The newspapers summed it up best. “Many thousands of dollars must have been expended to bring about the capture of John Surratt, but now having obtained his body, the authorities seemed totally at a loss to know what they should do with him. Since it was far from certain that John Surratt was guilty, the most generous and politic course was to let him have the benefit of the doubt.”[iii]

 



[i] Evening Star. July 7, 1865.

[ii] Semi-Weekly Messenger. April 19, 1898.

[iii] Public Ledger. November 17, 1868.

John Wilkes Booth - Assassin


 John Wilkes Booth was the perfect assassin. He was charming, well-mannered, and striking in his appearance. If Booth did not exist, it would be necessary to make him up.[i] His sister, Asia, remembered John Wilkes singing one of his favorite tunes, in 1865 When Lincoln Shall be King.[ii] Booth sincerely believed when the war ended, Abraham Lincoln would proclaim himself emperor of the United States.

Since the beginning of the war, he blamed the South’s troubles on Abraham Lincoln. Then, as the war dragged on, he felt the need to do something—maybe kidnap or kill Lincoln.

The attack at Ford’s Theatre was not the first time Booth contemplated murdering President Lincoln. On August 13, 1864, he played an engagement in Meadville, Pennsylvania. When he checked out of the McHenry House, employees found a large inscription scratched in the window. “Abe Lincoln departed this life Aug. 13th, 1864, by the effects of poison.” 

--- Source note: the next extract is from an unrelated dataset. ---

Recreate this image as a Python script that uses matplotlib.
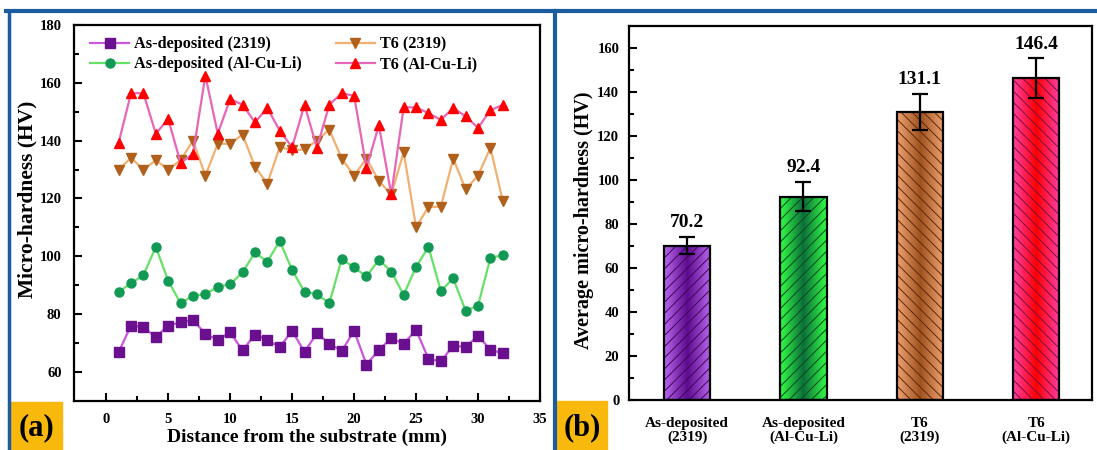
import numpy as np
import matplotlib
matplotlib.use('Agg')
import matplotlib.pyplot as plt
from matplotlib.colors import LinearSegmentedColormap
from matplotlib.patches import Rectangle
from matplotlib.lines import Line2D

# ---- data ----
distance = [1, 2, 3, 4, 5, 6, 7, 8, 9, 10, 11, 12, 13, 14, 15, 16,
            17, 18, 19, 20, 21, 22, 23, 24, 25, 26, 27, 28, 29, 30, 31, 32]
asdep_2319 = [66.8, 76.0, 75.4, 72.0, 76.0, 77.1, 78.0, 73.1, 71.0, 73.7, 67.4, 72.9,
              71.0, 68.5, 74.2, 66.8, 73.4, 69.7, 67.2, 74.2, 62.5, 67.6, 71.6, 69.7,
              74.5, 64.5, 63.6, 69.1, 68.5, 72.5, 67.6, 66.4]
asdep_alculi = [87.7, 90.6, 93.4, 103.2, 91.5, 83.7, 86.3, 86.9, 89.4, 90.3, 94.4, 101.3,
                98.1, 105.3, 95.2, 87.7, 86.9, 83.7, 99.0, 96.1, 93.0, 98.8, 94.7, 86.6,
                96.3, 103.2, 88.0, 92.3, 81.1, 82.9, 99.5, 100.3]
t6_2319 = [130.0, 134.0, 130.0, 133.2, 130.0, 133.2, 140.0, 127.9, 138.9, 138.9, 142.1, 131.0,
           125.1, 137.8, 136.6, 137.0, 140.0, 143.8, 133.8, 127.9, 133.8, 126.0, 121.4, 136.0,
           110.0, 117.1, 117.1, 133.8, 123.1, 127.9, 137.5, 119.1]
t6_alculi = [139.2, 156.4, 156.4, 142.4, 147.5, 132.3, 135.4, 162.5, 142.4, 154.4, 152.4, 146.3,
             151.3, 143.4, 137.7, 152.4, 137.5, 152.4, 156.4, 155.5, 130.6, 145.3, 121.4, 151.5,
             151.5, 149.5, 147.2, 151.3, 148.4, 144.4, 150.5, 152.4]

bar_labels = ['As-deposited\n(2319)', 'As-deposited\n(Al-Cu-Li)', 'T6\n(2319)', 'T6\n(Al-Cu-Li)']
bar_means = [70.2, 92.4, 131.1, 146.4]
bar_errs = [4.0, 6.7, 8.2, 9.0]

plt.rcParams['font.family'] = 'Liberation Serif'
plt.rcParams['font.weight'] = 'bold'
plt.rcParams['axes.labelweight'] = 'bold'
plt.rcParams['hatch.linewidth'] = 0.7

W, H = 1097, 450
fig = plt.figure(figsize=(W / 100, H / 100), dpi=100)

def fx(px):
    return px / W

def fy(py):
    return 1 - py / H

# ---- (a) line chart ----
ax1 = fig.add_axes([fx(74), fy(400.7), fx(540 - 74), (400.7 - 25) / H])
# order gives the legend rows: 2319 pair on top, Al-Cu-Li pair below
series = [
    (asdep_2319, 'As-deposited (2319)', '#cc55dd', '#6a0f8e', 's'),
    (asdep_alculi, 'As-deposited (Al-Cu-Li)', '#66e066', '#129a55', 'o'),
    (t6_2319, 'T6 (2319)', '#f2b070', '#b0601a', 'v'),
    (t6_alculi, 'T6 (Al-Cu-Li)', '#e866b8', '#ff0000', '^'),
]
for vals, lab, lc, mc, mk in series:
    ax1.plot(distance, vals, color=lc, lw=1.6, marker=mk, ms=6.5,
             mfc=mc, mec=mc, label=lab)

ax1.set_xlim(-2.6, 35)
ax1.set_ylim(50, 180)
ax1.set_xticks(np.arange(0, 36, 5))
ax1.set_xticks(np.arange(2.5, 35, 5), minor=True)
ax1.set_yticks(np.arange(60, 181, 20))
ax1.set_yticks(np.arange(70, 180, 20), minor=True)
ax1.tick_params(which='both', direction='in', width=1.5, labelsize=10.5, top=False, right=False)
ax1.tick_params(which='major', length=6)
ax1.tick_params(which='minor', length=3.5)
ax1.tick_params(axis='y', pad=9)
ax1.tick_params(axis='x', pad=9)
for s in ax1.spines.values():
    s.set_linewidth(1.6)
ax1.set_ylabel('Micro-hardness (HV)', fontsize=15.5)
ax1.set_xlabel('Distance from the substrate (mm)', fontsize=14)
ax1.yaxis.set_label_coords(-0.079, 0.535)
ax1.xaxis.set_label_coords(0.5, -0.097)
ax1.xaxis.label.set_va('center')
ax1.legend(loc='upper left', ncol=2, frameon=False, fontsize=11.7,
           handlelength=2.4, handletextpad=0.3, columnspacing=2.1,
           labelspacing=0.25, borderaxespad=0.3, bbox_to_anchor=(0.01, 1.0))

# ---- (b) bar chart ----
ax2 = fig.add_axes([fx(629), fy(400), fx(1092 - 629), (400 - 26) / H])
pos = [1, 2, 3, 4]
grads = [('#5e0b8f', '#bb66ee'), ('#0c6e3a', '#33ff44'),
         ('#a0521e', '#f0a272'), ('#ff0000', '#ff40a8')]
hatch_cols = ['#3a0a55', '#0a4a20', '#5a2a10', '#7a1040']
hatches = ['///', '///', '\\\\\\', '\\\\\\']

bars = ax2.bar(pos, bar_means, width=0.4, color='none', edgecolor='none', zorder=2)
t = np.abs(np.linspace(-1, 1, 200))[None, :]
for b, (dark, light), hc, hh in zip(bars, grads, hatch_cols, hatches):
    cmap = LinearSegmentedColormap.from_list('g', [dark, light])
    x0, w, h = b.get_x(), b.get_width(), b.get_height()
    im = ax2.imshow(t, extent=[x0, x0 + w, 0, h], aspect='auto', cmap=cmap,
                    vmin=0, vmax=1, zorder=2, origin='lower')
    im.set_clip_path(b)
    ax2.bar(x0 + w / 2, h, width=w, color='none', edgecolor=hc, lw=0,
            hatch=hh, zorder=3)
ax2.bar(pos, bar_means, width=0.4, fill=False, edgecolor='black', lw=1.6, zorder=4)
ax2.errorbar(pos, bar_means, yerr=bar_errs, fmt='none', ecolor='black',
             elinewidth=1.6, capsize=6, capthick=1.6, zorder=5)
for p, m, e in zip(pos, bar_means, bar_errs):
    ax2.text(p, m + e + 2.5, f'{m}', ha='center', va='bottom', fontsize=14, fontweight='bold')

ax2.set_xlim(0.5, 4.48)
ax2.set_ylim(0, 170)
ax2.set_xticks(pos)
ax2.set_xticklabels(bar_labels, fontsize=11, linespacing=1.1)
ax2.set_yticks(np.arange(0, 161, 20))
ax2.set_yticks(np.arange(10, 170, 20), minor=True)
ax2.tick_params(axis='y', which='both', direction='in', width=1.5, labelsize=10.5, pad=7)
ax2.tick_params(axis='y', which='major', length=6)
ax2.tick_params(axis='y', which='minor', length=3.5)
ax2.tick_params(axis='x', length=0, pad=12)
for s in ax2.spines.values():
    s.set_linewidth(1.6)
ax2.set_ylabel('Average micro-hardness (HV)', fontsize=14.5)
ax2.yaxis.set_label_coords(-0.076, 0.48)

# ---- panel frames and labels ----
blue = '#1b5c9e'
fig.add_artist(Line2D([fx(6), fx(W)], [fy(11), fy(11)], color=blue, lw=3))
fig.add_artist(Line2D([fx(8.5), fx(8.5)], [fy(11), 0], color=blue, lw=2.5))
fig.add_artist(Line2D([fx(555), fx(555)], [fy(11), 0], color=blue, lw=3))
gold = '#f9b80c'
fig.add_artist(Rectangle((fx(10), 0), fx(52), (450 - 401.5) / H, color=gold,
                         transform=fig.transFigure, zorder=0))
fig.add_artist(Rectangle((fx(557), 0), fx(50), (450 - 401) / H, color=gold,
                         transform=fig.transFigure, zorder=0))
fig.text(fx(36), fy(428), '(a)', fontsize=22, fontweight='bold', ha='center', va='center')
fig.text(fx(582), fy(428), '(b)', fontsize=22, fontweight='bold', ha='center', va='center')

fig.savefig('out.png', dpi=100)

No one thought much about it at the time. After the assassination, the windowpane was removed from the building. It was framed against a black background next to Booth’s signature cut from the desk log. It now belongs to the War Department.[iii]

While not an actual assassination attempt, it shows Booth contemplated murdering the President as much as eight months before he pulled the trigger at Ford’s Theatre. This occurred at the same time he was assembling his kidnap team. Did Booth plan to kill Lincoln all along? No one will ever know, but it is a real possibility.